'''

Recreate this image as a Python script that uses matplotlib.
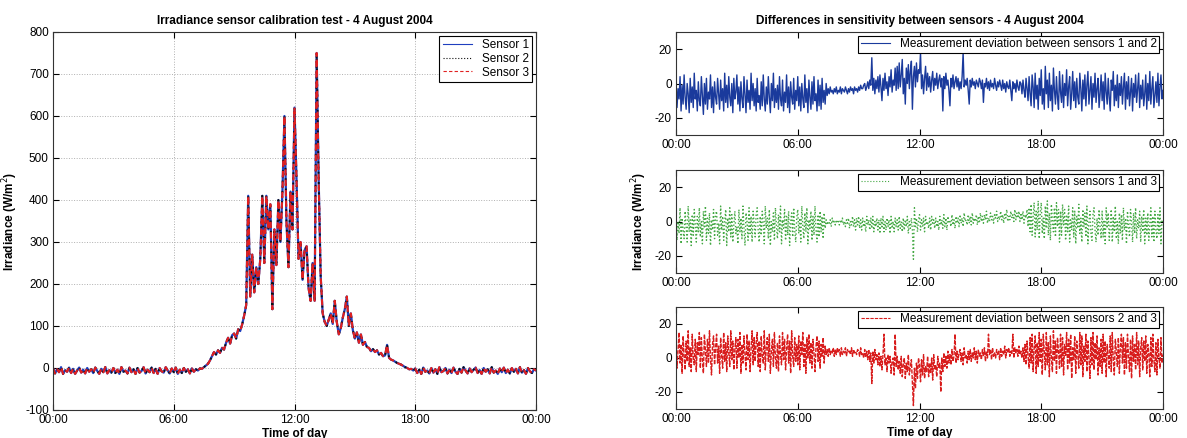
import numpy as np
import matplotlib
matplotlib.use("Agg")
import matplotlib.pyplot as plt

plt.rcParams['font.family'] = ['Liberation Sans', 'DejaVu Sans']
plt.rcParams['axes.unicode_minus'] = False

# ---- data ----
tick_pos = [0, 6, 12, 18, 24]
tick_labels = ['00:00', '06:00', '12:00', '18:00', '00:00']

# irradiance, W/m2, 6-minute steps 00:00 .. 24:00
irradiance = [
    0, -13, -3, -10, 2, -14, -5, -9, 1, -12,
    -2, -14, -6, 1, -11, -4, -13, 0, -9, -3,
    -12, 1, -7, -14, -2, -10, 2, -13, -5, -11,
    0, -12, -4, -14, 2, -9, -6, -13, 1, -10,
    -3, -14, 0, -11, -7, 2, -13, -4, -10, 1,
    -12, -2, -14, 0, -8, -11, 2, -6, -13, -1,
    -10, 1, -14, -4, -12, 0, -9, -3, -13, -1,
    -9, -3, -6, -1, -2, 2, 6, 10, 18, 28,
    38, 32, 42, 36, 48, 44, 60, 72, 58, 78,
    82, 70, 92, 88, 104, 125, 150, 410, 170, 270,
    180, 240, 200, 260, 410, 250, 410, 330, 390, 140,
    330, 245, 400, 300, 420, 600, 350, 240, 420, 330,
    620, 450, 260, 300, 210, 280, 290, 190, 160, 250,
    160, 750, 450, 220, 130, 110, 100, 115, 130, 105,
    160, 110, 80, 95, 120, 140, 170, 100, 130, 90,
    70, 85, 60, 80, 55, 62, 50, 48, 40, 45,
    38, 42, 32, 36, 28, 30, 55, 24, 20, 18,
    15, 12, 10, 8, 5, 2, 0, -3, -2, -6,
    -1, -12, -4, -14, 1, -9, -6, -13, 0, -11,
    -3, -14, 2, -10, -7, 0, -13, -4, -12, 1,
    -9, -14, -2, -11, 2, -6, -13, -1, -10, -4,
    1, -12, -5, -14, 0, -9, -3, -13, 2, -11,
    -6, -14, -1, -10, 1, -12, -4, -13, 0, -9,
    -2, -13, 2, -11, -5, -14, 0, -8, -12, -3,
    -6,
]

# sensor deviations, W/m2, 3-minute steps 00:00 .. 24:00
dev_12 = [
    2, -14, -3, -9, 4, -16, -1, -12, 5, -8, -15, 0, -6, -17, 3, -11, -2, -14, 6, -9,
    -4, -16, 1, -10, -13, 4, -7, -18, 0, -12, 3, -15, -5, -9, 5, -14, -2, -17, 1, -8,
    -12, 3, -6, -15, 2, -10, -3, -16, 6, -11, -1, -14, 4, -8, -13, 0, -17, 3, -9, -5,
    5, -12, -2, -16, 1, -9, -14, 4, -6, -17, 2, -11, -4, -15, 6, -10, 0, -13, -3, -16,
    3, -11, -7, -15, 1, -13, 5, -9, -16, -2, -12, 4, -8, -17, 0, -10, 6, -14, -3, -11,
    -1, -15, 4, -9, -13, 2, -16, -5, -11, 5, -14, -2, -17, 1, -8, -12, 3, -15, -4, -10,
    4, -13, -2, -16, 0, -9, -14, 5, -11, -3, -17, 2, -8, -15, 1, -12, 4, -10, -6, -16,
    2, -13, -1, -15, 3, -11, -4, -12, 0, -7, -3, -6, -2, -5, -4, -6, -3, -5, -2, -6,
    -4, -5, -2, -6, -3, -4, -5, -2, -4, -6, -3, -5, -2, -4, -3, -6, -2, -4, -3, -5,
    -2, -4, -1, -3, -3, -1, 0, -4, -2, 1, -3, 2, -1, 15, -4, 3, -6, 2, -3, 4,
    -5, 5, -2, -10, 3, -4, 6, -3, 1, -7, 4, -2, 8, -5, 2, -1, 9, -4, 10, -3,
    12, -2, 5, 14, -6, 3, -12, 9, 0, 11, -3, 7, 13, -15, 4, 10, -2, 12, 1, 8,
    6, 18, -3, 5, -6, 3, 10, -4, 6, -2, 4, -5, 2, 7, -4, 3, -1, 6, -3, 2,
    5, -2, 3, -16, 4, -3, 6, -1, 2, -4, -13, 3, -2, 5, -3, 1, 4, -2, 3, -4,
    1, -3, 4, 18, -2, 2, -1, 3, -4, -12, 2, -2, 3, -1, 1, -3, 2, 0, -2, 3,
    1, -3, 2, -11, 0, -2, 3, -3, 1, -4, 2, -2, 0, -3, 3, -1, -4, 1, -2, 2,
    -1, -4, 2, -3, 0, -5, 1, -2, -3, 2, -4, -10, 1, -3, 0, -5, 2, -2, -4, 1,
    0, -6, 2, -4, -8, 3, -3, -10, 4, -6, -13, 5, -2, -14, 6, -9, -1, -15, 3, -7,
    8, -12, -3, -15, 10, -6, 2, -14, 6, -10, -1, -16, 9, -4, -12, 4, -8, -15, 7, -5,
    -11, 5, -14, 0, -7, 8, -13, -2, 4, -15, -6, 7, -10, 1, -14, 3, -8, -12, 6, -3,
    -16, 2, -9, 5, -13, -1, 7, -12, -4, 4, -15, 0, -8, 6, -11, -3, 3, -14, -6, 5,
    -10, 1, -15, 6, -5, -12, 3, -8, -16, 2, -4, 7, -13, -1, -10, 5, -14, 0, -7, 4,
    -12, -2, 6, -15, 1, -9, 4, -13, -5, 3, -16, 0, -8, 5, -11, -3, 6, -14, -1, -9,
    2, -13, -6, 5, -15, 0, -10, 7, -12, -3, 4, -14, -7, 1, -11, 6, -13, -2, 5, -9,
    -4,
]

dev_13 = [
    5, -11, 0, -7, 8, -13, 2, -5, -10, 6, -3, -12, 9, -6, 1, -14, 4, -8, 7, -2,
    -12, 3, -6, 8, -9, 0, -13, 6, -4, 9, -11, 2, -7, 5, -14, 1, -5, 7, -10, 4,
    6, -8, -1, -13, 9, -5, 3, -11, 0, 7, -14, 2, -6, 8, -9, 4, -12, -2, 6, -7,
    -3, -13, 7, -6, 2, -10, 9, -4, -14, 5, 0, -11, 8, -7, 3, -12, 6, -1, -9, 4,
    8, -5, -12, 3, -8, 6, -1, -13, 9, -4, 2, -10, 7, -14, 0, -6, 5, -11, 8, -3,
    -10, 4, -6, 9, -13, 1, -4, 7, -11, 3, -8, 6, -14, 0, 5, -9, 8, -5, -12, 2,
    7, -7, 2, -12, 9, -3, -10, 5, -6, 8, -13, 1, -4, 6, -11, 3, -8, 9, -5, -12,
    4, -9, 6, -6, 3, -10, 5, -4, 1, -2, 0, -1, 1, -3, 2, -1, 0, -2, 1, -1,
    0, -2, 1, -1, 2, -2, 0, -3, 1, -1, 2, -4, 0, -2, 3, -3, 1, -5, 2, -2,
    3, -4, 1, -5, 2, -3, 0, -6, 3, -2, 1, -5, 2, -4, 3, -6, 0, -3, 2, -5,
    1, -7, 2, -4, 3, -6, 0, -5, 2, -3, 1, -7, 3, -4, 0, -6, 2, -3, 1, -5,
    3, -4, 0, -6, 2, -5, 1, -3, 3, -7, 0, -4, 2, -5, -22, 8, -3, 2, -6, 1,
    4, -5, 1, -3, 2, -6, 3, -2, 0, -4, 2, -5, 3, -1, 1, -4, 2, -3, 0, -5,
    3, -2, 1, -4, 4, -3, 2, -5, 3, -1, 0, -3, 4, -2, 1, -4, 3, -1, 2, -3,
    4, -1, 2, -3, 5, 0, 1, -2, 4, -1, 3, -2, 5, -1, 2, 0, 4, -2, 3, -1,
    5, 0, 3, -1, 4, 1, 6, -1, 2, 0, 5, 1, 3, -1, 4, 2, 6, 0, 3, 1,
    6, 1, 4, -1, 5, 2, 7, 0, 3, 1, 6, 2, 4, 0, 7, 1, 5, 2, 6, 0,
    5, 1, 6, -1, 4, 2, 7, -3, 8, -6, 10, -8, 3, 11, -9, 6, -5, 12, -10, 4,
    11, -7, 2, -10, 9, -4, 12, -8, 5, -11, 10, 0, -6, 8, -9, 11, -3, 7, -12, 6,
    -8, 10, -2, 7, -11, 4, -6, 9, -12, 1, -5, 8, -9, 6, -13, 3, -4, 10, -7, 2,
    -12, 7, -3, 5, -9, 9, -13, 0, 6, -7, -11, 4, 8, -5, -12, 2, -8, 7, -3, -10,
    6, -9, 1, -13, 8, -4, 5, -11, -2, 7, -12, 3, -6, 9, -10, 0, -13, 5, -7, 4,
    -11, 8, -5, 2, -13, 6, -3, -9, 7, 0, -12, 5, -7, 8, -10, 1, -4, 6, -12, 3,
    -6, 7, -13, 2, -8, 5, -11, -1, 8, -9, 3, -12, 6, -5, -10, 4, -7, 8, -13, 1,
    0,
]

dev_23 = [
    12, -6, 4, 15, -3, 8, -9, 13, 1, -7, 10, -2, 16, -5, 6, -8, 14, 0, -4, 11,
    -8, 9, 2, 15, -6, 12, -1, -9, 14, 4, -5, 11, -3, 16, 0, -10, 8, 13, -4, 6,
    14, -3, 7, -9, 12, 1, -6, 15, -2, 9, -8, 13, 3, -5, 16, -1, 10, -7, 5, 12,
    -6, 11, 0, 15, -9, 8, -3, 13, 2, -7, 14, -1, 10, -8, 6, 16, -4, 12, -2, 9,
    15, -5, 10, -8, 13, 1, -3, 16, -7, 7, 12, -2, 14, -9, 4, 11, -5, 15, 0, -6,
    9, -8, 13, 2, -4, 15, -1, 11, -7, 6, 14, -3, 10, -9, 16, 1, -5, 12, -2, 8,
    -4, 13, -7, 10, 2, 15, -5, 8, -9, 12, 0, 14, -3, 9, -6, 11, 3, -8, 7, 13,
    -2, 10, -6, 8, 1, 12, -3, 7, 2, 5, 1, 6, 2, 4, 3, 6, 1, 5, 2, 6,
    3, 5, 1, 6, 2, 4, 3, 6, 1, 5, 3, 4, 2, 6, 1, 5, 3, 4, 2, 5,
    4, 1, 6, 2, 3, 0, 5, 1, 4, -1, 5, -2, 3, -15, 4, -3, 5, -1, 2, -4,
    3, -5, 1, -7, 2, 14, -4, 0, -8, 2, -3, 1, -9, -2, 0, -10, 14, -5, 1, -7,
    -2, -9, 1, -11, -4, 0, -12, -3, -8, 2, -10, -5, -1, -14, -28, -6, -18, -3, -12, 0,
    -4, -14, -1, -10, 2, -12, -5, -8, 1, -11, -3, -9, 0, -13, 2, -7, -4, -11, 1, -6,
    -3, -20, 0, -8, 3, -5, 1, -6, 4, -3, 2, -4, 5, -2, 1, 14, -3, 4, -1, 3,
    5, -2, 3, -4, 6, 0, 2, -3, 4, -1, 5, -2, 3, 0, 6, -1, 4, -3, 5, 1,
    3, -1, 5, 1, 6, -2, 4, 0, 14, 2, 5, -1, 6, 1, 3, 0, 5, 2, 4, -1,
    6, 1, 4, 2, 7, 0, 5, 3, 6, 1, 4, 2, 14, 0, 6, 3, 5, 1, 7, 2,
    4, 0, 6, -2, 8, -4, 10, 1, -6, 12, -3, 14, -8, 6, 13, -9, 9, -5, 15, -2,
    11, -10, 14, 3, -7, 15, -4, 9, -11, 13, 0, -8, 16, -2, 10, -9, 12, 4, -6, 14,
    -5, 12, -10, 8, 1, 15, -7, 11, -3, 14, -12, 6, -1, 13, -9, 10, 2, -6, 15, -4,
    13, -11, 7, -2, 14, -8, 10, 0, -12, 12, -4, 15, -7, 9, -1, 13, -10, 6, -5, 11,
    -9, 14, -3, 10, -11, 8, 2, -6, 13, -8, 15, -1, -10, 11, 4, -5, 12, -9, 7, 14,
    -3, 12, -10, 9, -6, 14, 1, -8, 11, -12, 13, -2, 8, -7, 15, -4, 10, -11, 6, 12,
    -7, 10, -2, 13, -9, 8, 3, -11, 12, -5, 14, -1, -8, 9, -10, 11, 0, -6, 12, -3,
    2,
]

t_irr = np.linspace(0, 24, len(irradiance))
t_dev = np.linspace(0, 24, len(dev_12))

FS = 8.5
W, H = 1187, 438
fig = plt.figure(figsize=(W / 100, H / 100), dpi=100)


def style_axes(ax):
    ax.set_xlim(0, 24)
    ax.set_xticks(tick_pos)
    ax.set_xticklabels(tick_labels)
    ax.tick_params(direction='in', top=True, right=True, labelsize=FS,
                   length=4, width=0.8, pad=3)
    for s in ax.spines.values():
        s.set_linewidth(0.8)
        s.set_color('#333333')


# ---- left: irradiance ----
axL = fig.add_axes([53 / W, 1 - 410 / H, 483 / W, 378 / H])
axL.plot(t_irr, irradiance, color='#1f3fbf', lw=1.6, ls='-', label='Sensor 1')
axL.plot(t_irr, irradiance, color='#111111', lw=1.4, ls=':', label='Sensor 2')
axL.plot(t_irr, irradiance, color='#e02020', lw=1.5, ls='--', dashes=(3, 2), label='Sensor 3')
style_axes(axL)
axL.set_ylim(-100, 800)
axL.set_yticks(range(-100, 801, 100))
axL.grid(True, ls=':', color='#b0b0b0', lw=0.7)
axL.set_title('Irradiance sensor calibration test - 4 August 2004',
              fontsize=FS, fontweight='bold', pad=6)
axL.set_xlabel('Time of day', fontsize=FS, fontweight='bold', labelpad=1)
axL.set_ylabel('Irradiance (W/m$^2$)', fontsize=FS, fontweight='bold', labelpad=4)
leg = axL.legend(loc='upper right', fontsize=FS, fancybox=False, framealpha=1,
                 edgecolor='black', borderaxespad=0.3, handlelength=2.5,
                 borderpad=0.3, labelspacing=0.15)
leg.get_frame().set_linewidth(0.8)
for ln in leg.get_lines():
    ln.set_linewidth(0.8)

# ---- right: deviations ----
rows = [
    (32, 135, dev_12, dict(color='#1a3a9c', lw=1.0, ls='-'),
     'Measurement deviation between sensors 1 and 2'),
    (170, 273, dev_13, dict(color='#44a844', lw=1.0, ls=':'),
     'Measurement deviation between sensors 1 and 3'),
    (307, 409, dev_23, dict(color='#d81c1c', lw=1.0, ls='--', dashes=(3, 1)),
     'Measurement deviation between sensors 2 and 3'),
]
axes_r = []
for top, bot, vals, kw, lab in rows:
    ax = fig.add_axes([676 / W, 1 - bot / H, 487 / W, (bot - top) / H])
    ax.plot(t_dev, vals, label=lab, **kw)
    style_axes(ax)
    ax.set_ylim(-30, 30)
    ax.set_yticks([-20, 0, 20])
    lg = ax.legend(loc='upper right', fontsize=FS, fancybox=False, framealpha=1,
                   edgecolor='black', borderaxespad=0.3, handlelength=2.5,
                   borderpad=0.25)
    lg.get_frame().set_linewidth(0.8)
    for ln in lg.get_lines():
        ln.set_linewidth(0.8)
    axes_r.append(ax)

axes_r[0].set_title('Differences in sensitivity between sensors - 4 August 2004',
                    fontsize=FS, fontweight='bold', pad=6)
axes_r[1].set_ylabel('Irradiance (W/m$^2$)', fontsize=FS, fontweight='bold', labelpad=4)
axes_r[2].set_xlabel('Time of day', fontsize=FS, fontweight='bold', labelpad=1)

fig.savefig('out.png', dpi=100)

'''

Please reproduce the listing exactly from its opening line through the line that contains "tick_labels = ['00:00', '06:00', '12:00', '18:00', '00:00']", both included, with all pictures omitted.

*PROBLEM SOLUTION:*
Recreate this image as a Python script that uses matplotlib.
import numpy as np
import matplotlib
matplotlib.use("Agg")
import matplotlib.pyplot as plt

plt.rcParams['font.family'] = ['Liberation Sans', 'DejaVu Sans']
plt.rcParams['axes.unicode_minus'] = False

# ---- data ----
tick_pos = [0, 6, 12, 18, 24]
tick_labels = ['00:00', '06:00', '12:00', '18:00', '00:00']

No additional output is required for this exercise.